Since the birth of space flight in 1957, the number of man-made objects orbiting the Earth has grown every year. There are now more than 15,000 such objects larger than 10cm, at least those that we know of. Even very small particles can pose a risk to spacecraft, because of the high relative velocities at which they travel. Not only can space debris affect critical equipment such as communications satellites, but it can also endanger manned space flights.
A dramatic illustration of the dangers of space debris is given in the film “Gravity”. It may have taken some artistic license with science to craft a good story, but its main premise is plausible. What Gravity showed was the worst case scenario, known as the Kessler syndrome, where a collision between two objects generates a cloud of smaller debris, which triggers a chain reaction of further catastrophic collisions, thereby rapidly increasing the amount of debris. This could make the low Earth orbit unusable for spacecrafts.
Most of those are useless fragments of once-useful objects, which were created by explosions, collisions or missile tests. For instance, an accidental collision between the Iridium-33 and Kosmos-2251 satellites in 2009 caused them to shatter into 2,200 (recorded) fragments. Smaller space debris is much harder to track, but NASA estimates that up to 500,000 objects larger than 1cm, and 135 million particles over 1mm in size may now be orbiting the Earth.
Space debris is becoming a serious issue, and many space agencies have started working on solutions.

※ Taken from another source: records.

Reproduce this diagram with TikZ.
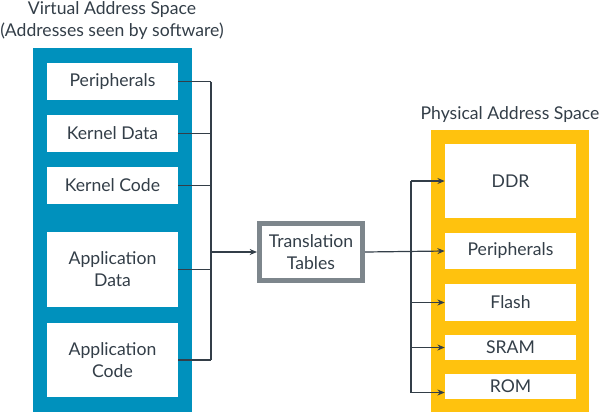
\documentclass[tikz,border=0pt]{standalone}
\usepackage{fontspec}
\setmainfont{Lato}
\usetikzlibrary{arrows.meta}
\definecolor{armblue}{HTML}{0091BD}
\definecolor{armyellow}{HTML}{FFC20E}
\definecolor{armgray}{HTML}{7D868C}
\definecolor{ink}{HTML}{333E48}
\newcommand{\px}{0.75pt}
\begin{document}
\begin{tikzpicture}[x=0.75pt, y=-0.75pt,
  every node/.style={text=ink, font=\fontsize{13.2}{16.5}\selectfont},
  region/.style={fill=white, inner sep=0pt, align=center, minimum width=131*\px},
  title/.style={align=center},
  link/.style={draw=ink, line width=0.9pt},
  arrowlink/.style={link, -{Stealth[length=5.5pt, width=4.5pt]}},
  tablebox/.style={draw=armgray, line width=5*\px, fill=white, align=center,
    minimum width=103*\px, minimum height=57*\px, inner sep=0pt}]
  \useasboundingbox (0,0) rectangle (600,412);

  % address space panels
  \fill[armblue] (33,48) rectangle (192,412);
  \fill[armyellow] (431,130) rectangle (589,412);

  % titles
  \node[title] (vtitle) at (112,21) {Virtual Address Space\\(Addresses seen by software)};
  \node[title] (ptitle) at (510,115) {Physical Address Space};

  % virtual regions
  \node[region, minimum height=37*\px] (vperiph) at (112.5,81.5) {Peripherals};
  \node[region, minimum height=37*\px] (vkdata) at (112.5,133.5) {Kernel Data};
  \node[region, minimum height=37*\px] (vkcode) at (112.5,185.5) {Kernel Code};
  \node[region, minimum height=75*\px] (vadata) at (112.5,269.5) {Application\\Data};
  \node[region, minimum height=74*\px] (vacode) at (112.5,360) {Application\\Code};

  % translation tables
  \node[tablebox] (tt) at (311,252) {Translation\\Tables};

  % physical regions
  \node[region, minimum height=74*\px] (pddr) at (510.5,181) {DDR};
  \node[region, minimum height=36*\px] (pperiph) at (510.5,251) {Peripherals};
  \node[region, minimum height=37*\px] (pflash) at (510.5,302.5) {Flash};
  \node[region, minimum height=25*\px] (psram) at (510.5,347.5) {SRAM};
  \node[region, minimum height=25*\px] (prom) at (510.5,386.5) {ROM};

  % bus junctions
  \coordinate (busL) at (211,252);
  \coordinate (busR) at (411,252);
  \coordinate (romIn) at ([yshift=-6*\px]prom.west);

  % virtual side: every region feeds the translation tables
  \foreach \n in {vperiph,vkdata,vkcode,vadata,vacode}
    \draw[link] (\n.east) -- (\n.east -| busL);
  \draw[link] (vperiph.east -| busL) -- (vacode.east -| busL);
  \draw[arrowlink] (busL) -- (tt.west);

  % physical side: tables fan out to every region
  \draw[arrowlink] (tt.east) -- (pperiph.west);
  \draw[link] (pddr.west -| busR) -- (romIn -| busR);
  \foreach \n in {pddr,pflash,psram}
    \draw[arrowlink] (\n.west -| busR) -- (\n.west);
  \draw[arrowlink] (romIn -| busR) -- (romIn);
\end{tikzpicture}
\end{document}
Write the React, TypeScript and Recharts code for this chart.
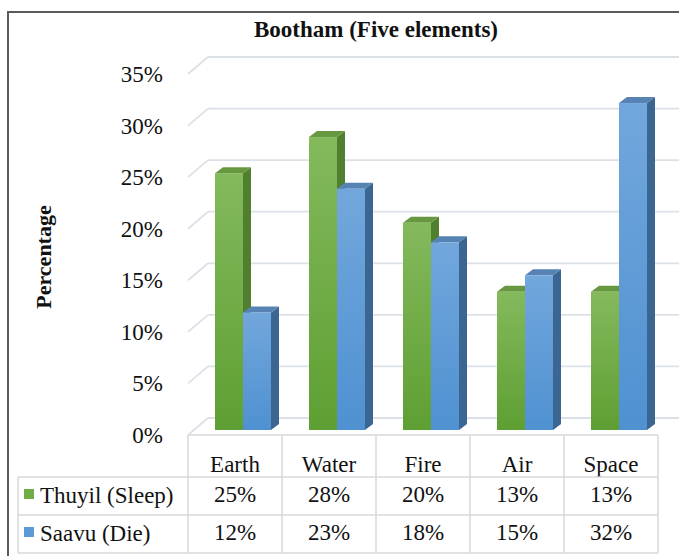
import React from 'react';
import { BarChart, Bar, XAxis, YAxis, CartesianGrid } from 'recharts';

const categories = ['Earth', 'Water', 'Fire', 'Air', 'Space'];
const thuyil = [24.9, 28.4, 20.1, 13.4, 13.4];
const saavu = [11.4, 23.4, 18.2, 15.0, 31.7];
const thuyilLabels = ['25%', '28%', '20%', '13%', '13%'];
const saavuLabels = ['12%', '23%', '18%', '15%', '32%'];
const yTicks = [0, 5, 10, 15, 20, 25, 30, 35];
const seriesNames = ['Thuyil (Sleep)', 'Saavu (Die)'];

const data = categories.map((c, i) => ({ name: c, thuyil: thuyil[i], saavu: saavu[i] }));

const W = 679;
const H = 556;
const FONT = 'Liberation Serif, Tinos, Times New Roman, DejaVu Serif, serif';
const FS = 23;
const BAND = (658 - 188) / categories.length;
const SHIFT = 8;
const D = 8;
const DY = 6;
const GRID = '#dce1e8';
const TABLE = '#d9d9d9';
const TXT = { fontFamily: FONT } as React.CSSProperties;

const makeBar = (frontId: string, side: string, top: string) => (props: any) => {
  const { x, y, width, height } = props;
  if (width == null || height == null) return null;
  const X = x + SHIFT;
  const w = width;
  const h = height;
  return (
    <g>
      <polygon
        points={`${X + w},${y} ${X + w + D},${y - DY} ${X + w + D},${y + h - DY} ${X + w},${y + h}`}
        fill={side}
      />
      <polygon points={`${X},${y} ${X + D},${y - DY} ${X + w + D},${y - DY} ${X + w},${y}`} fill={top} />
      <rect x={X} y={y} width={w} height={h} fill={`url(#${frontId})`} />
    </g>
  );
};

const GreenBar = makeBar('gFront', '#4f7f2f', '#67983f');
const BlueBar = makeBar('bFront', '#3b6691', '#5683b3');

const GridLine = (p: any) => {
  const { x1, x2, y1 } = p;
  return (
    <g key={`g-${y1}`}>
      <line x1={x1} y1={y1 + 5} x2={x1 + 20} y2={y1 - 12} stroke={GRID} strokeWidth={1.8} />
      <line x1={x1 + 20} y1={y1 - 12} x2={x2 + 40} y2={y1 - 12} stroke={GRID} strokeWidth={1.8} />
    </g>
  );
};

const YTick = (p: any) => {
  const { x, y, payload } = p;
  return (
    <text x={x - 25} y={y + 13} textAnchor="end" style={TXT} fontSize={FS} fill="#111">
      {payload.value}%
    </text>
  );
};

const XTick = (p: any) => {
  const { x, y, payload } = p;
  const i = categories.indexOf(payload.value);
  const half = BAND / 2;
  return (
    <g>
      <line x1={x - half} x2={x - half} y1={y + 5} y2={y + 123} stroke={TABLE} strokeWidth={1.5} />
      {i === categories.length - 1 && (
        <line x1={x + half} x2={x + half} y1={y + 5} y2={y + 123} stroke={TABLE} strokeWidth={1.5} />
      )}
      <text x={x} y={y + 42} textAnchor="middle" style={TXT} fontSize={FS} fill="#111">
        {payload.value}
      </text>
      <text x={x} y={y + 72} textAnchor="middle" style={TXT} fontSize={FS} fill="#111">
        {thuyilLabels[i]}
      </text>
      <text x={x} y={y + 110} textAnchor="middle" style={TXT} fontSize={FS} fill="#111">
        {saavuLabels[i]}
      </text>
    </g>
  );
};

export default function App() {
  return (
    <div style={{ position: 'absolute', left: 0, top: 0, width: W, height: H, background: '#fff', overflow: 'hidden' }}>
      <BarChart
        width={W}
        height={H}
        data={data}
        margin={{ top: 69, right: 21, left: 0, bottom: 0 }}
        barGap={0}
        barSize={28}
      >
        <defs>
          <linearGradient id="gFront" x1="0" y1="0" x2="0" y2="1">
            <stop offset="0%" stopColor="#84b95c" />
            <stop offset="100%" stopColor="#5e9f33" />
          </linearGradient>
          <linearGradient id="bFront" x1="0" y1="0" x2="0" y2="1">
            <stop offset="0%" stopColor="#72a7dc" />
            <stop offset="100%" stopColor="#4f91d1" />
          </linearGradient>
        </defs>
        <CartesianGrid vertical={false} horizontal={GridLine as any} />
        <XAxis
          dataKey="name"
          axisLine={false}
          tickLine={false}
          tickSize={0}
          tickMargin={0}
          height={126}
          interval={0}
          tick={XTick as any}
        />
        <YAxis
          domain={[0, 35]}
          ticks={yTicks}
          width={188}
          axisLine={false}
          tickLine={false}
          tickSize={0}
          tickMargin={0}
          tick={YTick as any}
        />
        <Bar dataKey="thuyil" name={seriesNames[0]} shape={GreenBar as any} isAnimationActive={false} />
        <Bar dataKey="saavu" name={seriesNames[1]} shape={BlueBar as any} isAnimationActive={false} />
      </BarChart>
      <svg width={W} height={H} style={{ position: 'absolute', left: 0, top: 0, pointerEvents: 'none' }}>
        <rect x={8} y={12} width={720} height={600} fill="none" stroke="#5a5a5a" strokeWidth={2} />
        <text x={376} y={37} textAnchor="middle" style={TXT} fontSize={23} fontWeight="bold" fill="#111">
          Bootham (Five elements)
        </text>
        <text
          x={51}
          y={257}
          textAnchor="middle"
          style={TXT}
          fontSize={22}
          fontWeight="bold"
          fill="#111"
          transform="rotate(-90 51 257)"
        >
          Percentage
        </text>
        <line x1={188} y1={435} x2={658} y2={435} stroke={TABLE} strokeWidth={1.5} />
        <line x1={18} y1={477} x2={658} y2={477} stroke={TABLE} strokeWidth={1.5} />
        <line x1={18} y1={515} x2={658} y2={515} stroke={TABLE} strokeWidth={1.5} />
        <line x1={18} y1={553} x2={658} y2={553} stroke={TABLE} strokeWidth={1.5} />
        <line x1={18} y1={477} x2={18} y2={553} stroke={TABLE} strokeWidth={1.5} />
        <rect x={24} y={489} width={10} height={10} fill="#70ad47" />
        <text x={40} y={503} style={TXT} fontSize={FS} fill="#111">
          {seriesNames[0]}
        </text>
        <rect x={24} y={527} width={10} height={10} fill="#5b9bd5" />
        <text x={40} y={541} style={TXT} fontSize={FS} fill="#111">
          {seriesNames[1]}
        </text>
      </svg>
    </div>
  );
}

One approach being taken by JAXA, Japan’s space agency, is to use a magnetically charged 700m-wide net made from aluminium and steel wires. If used at the right height it will attract floating space debris to it. When enough has been caught, the system can be ordered to fall out of its orbit back to Earth. During that process the debris, along with the net, will burn up as it enters Earth’s dense atmosphere. JAXA will be doing a test launch of the system next month.
The other approach is to remove existing inactive satellites from orbit. A prime target for this experiment would be the European ENVISAT satellite which stopped functioning in 2012 and now drifts uncontrolled in orbit. At an altitude of 800km and with mass of more than 8,000kg, the ENVISAT satellite would take more than 150 years to deorbit – that is, drop out of its orbit – naturally.
Throughout that time the satellite would be at risk of colliding with other objects and generating further debris. A more sustainable solution is to remove future satellites from orbit after they have served their purpose, thereby mitigating the growth of the amount of space debris. This is why international guidelines have been proposed which will restrict post-mission deorbiting time to 25 years for all new satellites.
Most satellites designed today take will take longer to deorbit, and new technical solutions are necessary to meet the guidelines. This is where Surrey Space Centre (SSC) working with the European Space Agency (ESA) have developed a Gossamer Sail for Satellite Deorbiting. The idea is to attach a large and very light, or gossamer, sail to a satellite, which can be deployed after its mission is over.
The lower Earth orbit has some atmosphere, which enables the large sail to generate enough aerodynamic drag to slow down and deorbit the satellite more rapidly. Unlike existing deorbiting systems based on chemical or electrical propulsion, the gossamer sail system is relatively simple and does not require propellant or electrical power throughout its deorbiting phase.
The gossamer deorbiting system is designed to automatically orient the sail in the direction where maximum drag can be achieved, ensuring quicker deorbiting. Furthermore, the sail is made reflective, which allows it to make use of the solar radiation pressure to manoeuvre; solar sailing, so to speak. This enables the satellite to be lowered to an orbit where the aerodynamic drag takes over, allowing the satellites to be placed in higher orbits and still meet the deorbiting requirements.
Developing and testing the SSC gossamer deorbiting sail was quite an engineering challenge. The 5×5m sail and the four deployable masts that support it have to be packaged inside a space measuring approximately 10×10×20cm. To achieve this, the sail is made of an ultra-thin membrane and the special carbon-fibre masts can be coiled up tightly (much like a tape measure).
The SSC gossamer sail is expected to be tested within the next year. After the technology has been successfully demonstrated in space, the system can then be fitted to much larger satellites as an end-of-life deorbiting system. This will provide satellite operators with a means to meet the 25-year deorbiting guidelines, which in turn will help safeguard the possibility of space flight for future generations.